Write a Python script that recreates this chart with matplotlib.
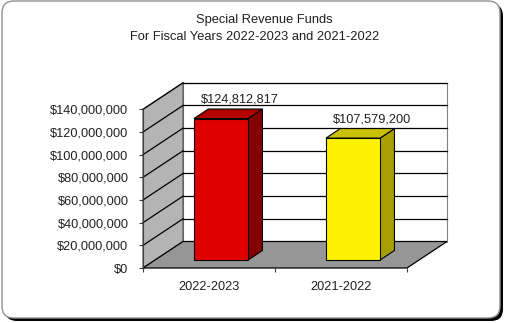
import numpy as np
import matplotlib
matplotlib.use("Agg")
import matplotlib.pyplot as plt
from matplotlib.patches import Polygon, FancyBboxPatch

plt.rcParams['font.family'] = ['Liberation Sans', 'DejaVu Sans']

# data
years = ["2022-2023", "2021-2022"]
revenue = [124812817, 107579200]
yticks = np.arange(0, 140000001, 20000000)
front_cols = ["#e00000", "#fff200"]
top_cols = ["#b00000", "#c8c000"]
side_cols = ["#840000", "#a8a000"]

W, H = 506, 323
fig = plt.figure(figsize=(W / 100, H / 100), dpi=100)

# rounded frame with shadow
bg = fig.add_axes([0, 0, 1, 1])
bg.set_xlim(0, W)
bg.set_ylim(H, 0)
bg.axis("off")
bg.add_patch(FancyBboxPatch((5, 4), 498, 317, boxstyle="round,pad=0,rounding_size=12",
                            fc="black", ec="none"))
bg.add_patch(FancyBboxPatch((2, 1), 498, 317, boxstyle="round,pad=0,rounding_size=12",
                            fc="white", ec="#909090", lw=1))

fig.text(264.5 / W, 1 - 20 / H, "Special Revenue Funds", ha="center", va="center",
         fontsize=9.3, color="#202020")
fig.text(254.7 / W, 1 - 37 / H, "For Fiscal Years 2022-2023 and 2021-2022", ha="center",
         va="center", fontsize=9.3, color="#202020")

# front plane of the pseudo 3d box
ax = fig.add_axes([143 / W, 1 - 268 / H, 264 / W, 158.7 / H])
ax.set_xlim(0, 2)
ax.set_ylim(0, yticks[-1])
ax.patch.set_visible(False)
ymax = yticks[-1]
DX = 40 / 132            # full depth shift, x units
DY = ymax * 26.5 / 158.7  # full depth shift, y units


def poly(pts, **kw):
    ax.add_patch(Polygon(pts, closed=True, clip_on=False, **kw))


# walls and floor
poly([(DX, DY), (2 + DX, DY), (2 + DX, ymax + DY), (DX, ymax + DY)],
     fc="white", ec="#808080", lw=0.8, zorder=1)
poly([(0, 0), (0, ymax), (DX, ymax + DY), (DX, DY)], fc="#b4b4b4", ec="#505050",
     lw=0.8, zorder=1)
for v in yticks[1:]:
    ax.plot([DX, 2 + DX], [v + DY, v + DY], color="black", lw=0.9, clip_on=False, zorder=2)
    ax.plot([0, DX], [v, v + DY], color="black", lw=0.9, clip_on=False, zorder=2)
poly([(0, 0), (2, 0), (2 + DX, DY), (DX, DY)], fc="#969696", ec="black", lw=0.9, zorder=2)

# bars
w = 0.41
d0, dd = 0.3, 0.36
for i, v in enumerate(revenue):
    c = i + 0.5
    x0 = c - w / 2 + d0 * DX
    x1 = c + w / 2 + d0 * DX
    y0 = d0 * DY
    y1 = v + d0 * DY
    ox, oy = dd * DX, dd * DY
    poly([(x1, y0), (x1, y1), (x1 + ox, y1 + oy), (x1 + ox, y0 + oy)],
         fc=side_cols[i], ec="black", lw=0.8, zorder=3)
    poly([(x0, y1), (x1, y1), (x1 + ox, y1 + oy), (x0 + ox, y1 + oy)],
         fc=top_cols[i], ec="black", lw=0.8, zorder=3)
    poly([(x0, y0), (x1, y0), (x1, y1), (x0, y1)],
         fc=front_cols[i], ec="black", lw=0.8, zorder=4)
    ax.text(c + 0.78 * DX, v + 0.78 * DY, "${:,.0f}".format(v), ha="center",
            va="bottom", fontsize=9.2, color="#202020", zorder=5)

for s in ["top", "right", "bottom"]:
    ax.spines[s].set_visible(False)
ax.spines["left"].set_color("#404040")
ax.spines["left"].set_zorder(2)

ax.set_yticks(yticks)
ax.set_yticklabels(["${:,.0f}".format(t) for t in yticks])
ax.tick_params(axis="y", length=3, width=0.8, pad=7.5, color="#404040",
               labelsize=9.2, labelcolor="#202020")
ax.set_xticks([0.5, 1.5])
ax.set_xticklabels(years)
ax.set_xticks([0, 1, 2], minor=True)
ax.tick_params(axis="x", which="major", length=0, pad=9, labelsize=9.2,
               labelcolor="#202020")
ax.tick_params(axis="x", which="minor", length=3, width=0.8, color="#404040")

fig.savefig("out.png", dpi=100)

::::

* **Goal of the exercise**:
Write out exactly the opening lines of the data, stopping after the line that holds "fig = plt.figure(figsize=(W". Exclude pictures.

* **Solution to this task**:
Write a Python script that recreates this chart with matplotlib.
import numpy as np
import matplotlib
matplotlib.use("Agg")
import matplotlib.pyplot as plt
from matplotlib.patches import Polygon, FancyBboxPatch

plt.rcParams['font.family'] = ['Liberation Sans', 'DejaVu Sans']

# data
years = ["2022-2023", "2021-2022"]
revenue = [124812817, 107579200]
yticks = np.arange(0, 140000001, 20000000)
front_cols = ["#e00000", "#fff200"]
top_cols = ["#b00000", "#c8c000"]
side_cols = ["#840000", "#a8a000"]

W, H = 506, 323
fig = plt.figure(figsize=(W / 100, H / 100), dpi=100)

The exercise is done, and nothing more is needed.